Barnhart v. UNUM Life Insurance Company of America, 179 F.3d 583 (8th Cir. 1999)-A bank employed plaintiff as a return item clerk. A long-term disability plan covered plaintiff. Plaintiff claimed her cervical spondylosis with no particular nerve encroachment. Plaintiff's cervical spine x-ray indicated spurring at C4-5 and C5-6, but showed no herniation.  Plaintiff was 57 at the time she made her claim.
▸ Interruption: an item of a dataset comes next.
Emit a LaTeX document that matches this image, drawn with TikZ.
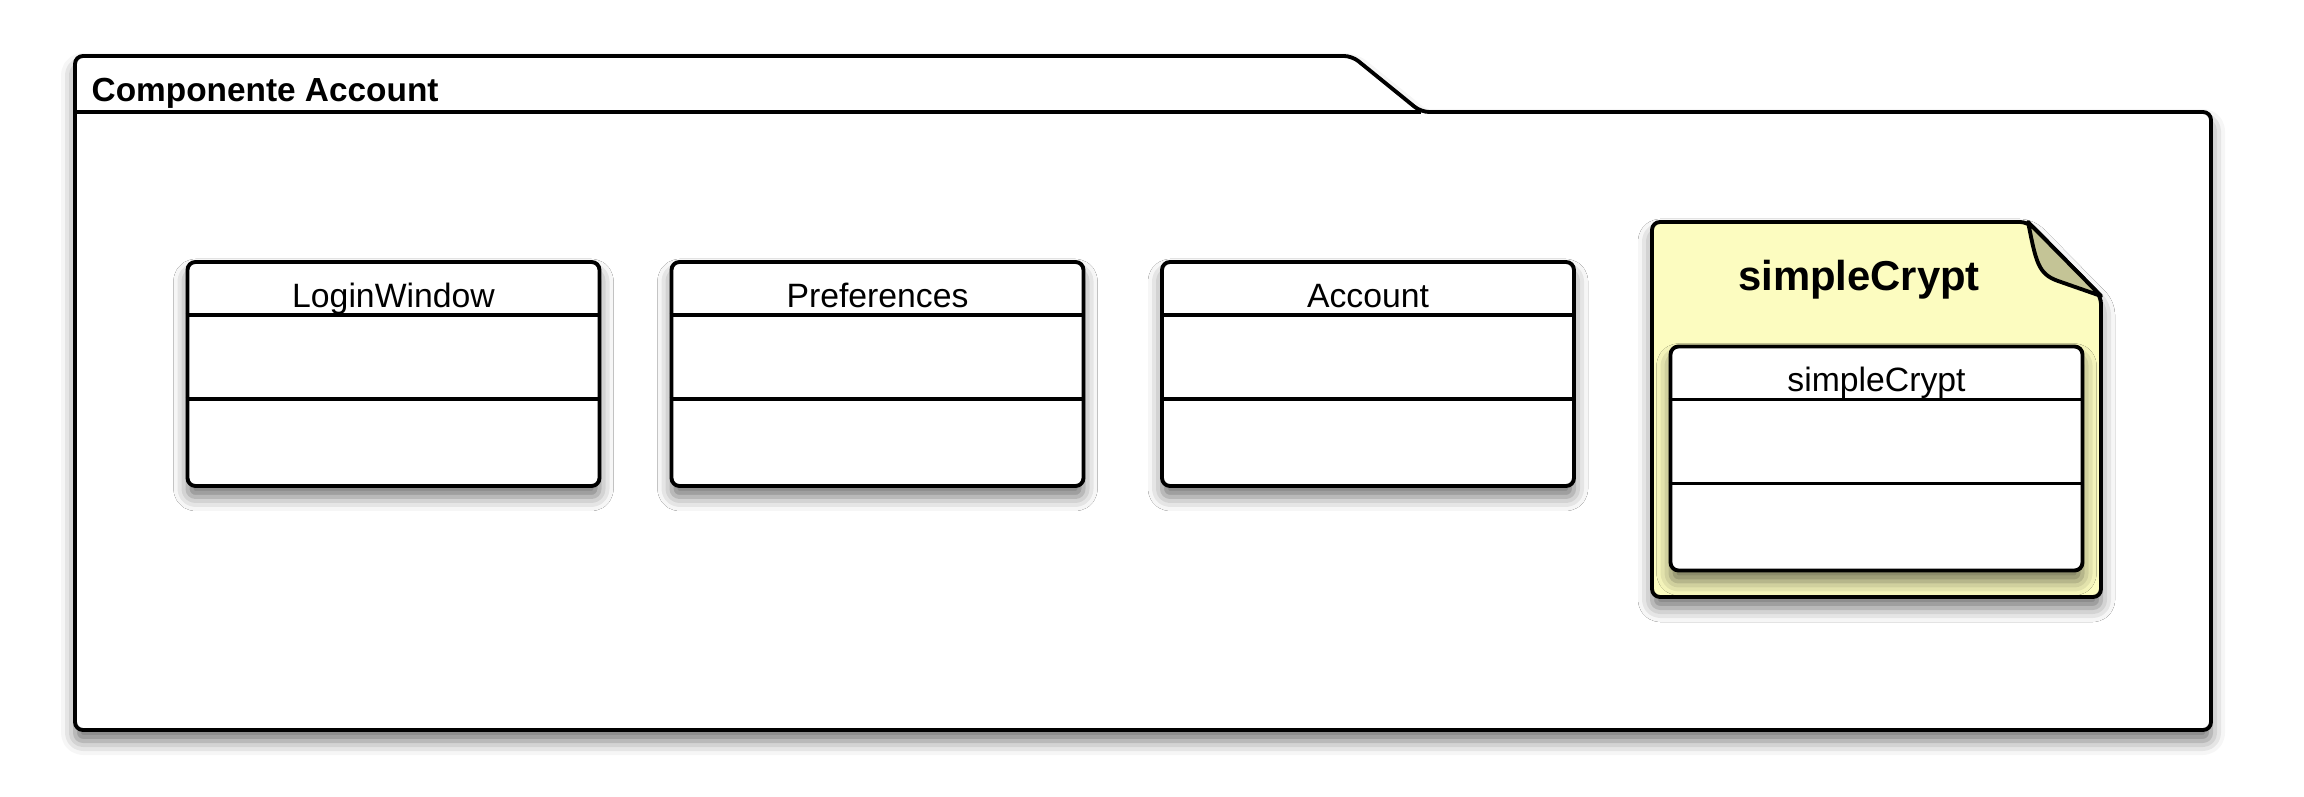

Defendant denied her claim. Plaintiff then sued. Defendant answered and filed a motion for summary judgment. Plaintiff opposed the motion with an affidavit and a Social Security Disability Administration determination of disability letter. District court, using differential standard of review, refused to consider these pieces of evidence since the evidence was not before the plan administrator at the time it made its decision. Plaintiff filed a motion for new trial asking the district court to consider the evidence and to consider whether it overlooked Defendant's fiduciary duty to act in plaintiff's best interest in examining plaintiff's claim.

Because of the Eight Circuit's decision in Woo v. Deluxe Corp., 144 F.3d 1157 (8th Cir. 1998) [see detailed analysis] (adopting a sliding scale standard of review for conflicted fiduciaries), the district court, in considering Barnhart's motion, asked the parties to brief the standard of review outlined in Woo. After considering the parties' arguments, the court found that the administrator had a conflict of interest. Using a "sliding scale" standard of review, the court denied plaintiffs motion, finding that the record satisfied this standard because it contained substantial evidence bordering on a preponderance to uphold the administrator's decision.

Eighth Circuit held that district court improperly ignored second prong of Woo test since plaintiff failed to show how conflict of interest resulted in a serious breach of fiduciary duty. Appropriate standard of review was arbitrary and capricious.

Eighth Circuit also held that the distort court properly excluded the evidence not before the plan administrator at the time the administrator made its decision.